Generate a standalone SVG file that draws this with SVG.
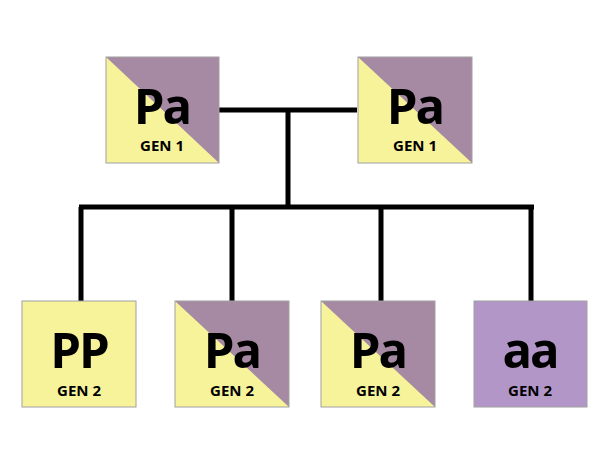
<svg xmlns="http://www.w3.org/2000/svg" width="612" height="460" viewBox="0 0 612 460">
<defs>
<style>
.box{stroke:#a0a0a0;stroke-width:1}
.y{fill:#f7f39b}
.p{fill:#a68aa3}
.v{fill:#b396c8}
.big{font-family:"Open Sans","Noto Sans",sans-serif;font-weight:700;font-size:49px;fill:#000;text-anchor:middle;letter-spacing:-2px}
.gen{font-family:"Open Sans","Noto Sans",sans-serif;font-weight:700;font-size:15px;fill:#000;text-anchor:middle}
.ln{stroke:#000;stroke-width:5;fill:none}
</style>
</defs>
<rect width="612" height="460" fill="#fff"/>
<g id="connectors">
<path class="ln" d="M219,110 H357 M288,110 V207 M79,207 H534 M81,207 V301 M232,207 V301 M381,207 V301 M531,207 V301"/>
</g>
<g id="gen1a">
<rect class="y" x="106" y="57" width="113" height="106"/>
<polygon class="p" points="106,57 219,57 219,163"/>
<rect class="box" x="106" y="57" width="113" height="106" fill="none"/>
<text class="big" x="162" y="124">Pa</text>
<text class="gen" x="162" y="151">GEN 1</text>
</g>
<g id="gen1b">
<rect class="y" x="358" y="57" width="114" height="106"/>
<polygon class="p" points="358,57 472,57 472,163"/>
<rect class="box" x="358" y="57" width="114" height="106" fill="none"/>
<text class="big" x="415" y="124">Pa</text>
<text class="gen" x="415" y="151">GEN 1</text>
</g>
<g id="gen2PP">
<rect class="y box" x="22" y="301" width="114" height="106"/>
<text class="big" x="79" y="368">PP</text>
<text class="gen" x="79" y="396">GEN 2</text>
</g>
<g id="gen2Pa1">
<rect class="y" x="175" y="301" width="114" height="106"/>
<polygon class="p" points="175,301 289,301 289,407"/>
<rect class="box" x="175" y="301" width="114" height="106" fill="none"/>
<text class="big" x="232" y="368">Pa</text>
<text class="gen" x="232" y="396">GEN 2</text>
</g>
<g id="gen2Pa2">
<rect class="y" x="321" y="301" width="114" height="106"/>
<polygon class="p" points="321,301 435,301 435,407"/>
<rect class="box" x="321" y="301" width="114" height="106" fill="none"/>
<text class="big" x="378" y="368">Pa</text>
<text class="gen" x="378" y="396">GEN 2</text>
</g>
<g id="gen2aa">
<rect class="v box" x="474" y="301" width="113" height="106"/>
<text class="big" x="530" y="368">aa</text>
<text class="gen" x="530" y="396">GEN 2</text>
</g>
</svg>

========

Task statement -> Copy out each line word for word, please, skipping the images.

Exercise solution ->
Generate a standalone SVG file that draws this with SVG.
<svg xmlns="http://www.w3.org/2000/svg" width="612" height="460" viewBox="0 0 612 460">
<defs>
<style>
.box{stroke:#a0a0a0;stroke-width:1}
.y{fill:#f7f39b}
.p{fill:#a68aa3}
.v{fill:#b396c8}
.big{font-family:"Open Sans","Noto Sans",sans-serif;font-weight:700;font-size:49px;fill:#000;text-anchor:middle;letter-spacing:-2px}
.gen{font-family:"Open Sans","Noto Sans",sans-serif;font-weight:700;font-size:15px;fill:#000;text-anchor:middle}
.ln{stroke:#000;stroke-width:5;fill:none}
</style>
</defs>
<rect width="612" height="460" fill="#fff"/>
<g id="connectors">
<path class="ln" d="M219,110 H357 M288,110 V207 M79,207 H534 M81,207 V301 M232,207 V301 M381,207 V301 M531,207 V301"/>
</g>
<g id="gen1a">
<rect class="y" x="106" y="57" width="113" height="106"/>
<polygon class="p" points="106,57 219,57 219,163"/>
<rect class="box" x="106" y="57" width="113" height="106" fill="none"/>
<text class="big" x="162" y="124">Pa</text>
<text class="gen" x="162" y="151">GEN 1</text>
</g>
<g id="gen1b">
<rect class="y" x="358" y="57" width="114" height="106"/>
<polygon class="p" points="358,57 472,57 472,163"/>
<rect class="box" x="358" y="57" width="114" height="106" fill="none"/>
<text class="big" x="415" y="124">Pa</text>
<text class="gen" x="415" y="151">GEN 1</text>
</g>
<g id="gen2PP">
<rect class="y box" x="22" y="301" width="114" height="106"/>
<text class="big" x="79" y="368">PP</text>
<text class="gen" x="79" y="396">GEN 2</text>
</g>
<g id="gen2Pa1">
<rect class="y" x="175" y="301" width="114" height="106"/>
<polygon class="p" points="175,301 289,301 289,407"/>
<rect class="box" x="175" y="301" width="114" height="106" fill="none"/>
<text class="big" x="232" y="368">Pa</text>
<text class="gen" x="232" y="396">GEN 2</text>
</g>
<g id="gen2Pa2">
<rect class="y" x="321" y="301" width="114" height="106"/>
<polygon class="p" points="321,301 435,301 435,407"/>
<rect class="box" x="321" y="301" width="114" height="106" fill="none"/>
<text class="big" x="378" y="368">Pa</text>
<text class="gen" x="378" y="396">GEN 2</text>
</g>
<g id="gen2aa">
<rect class="v box" x="474" y="301" width="113" height="106"/>
<text class="big" x="530" y="368">aa</text>
<text class="gen" x="530" y="396">GEN 2</text>
</g>
</svg>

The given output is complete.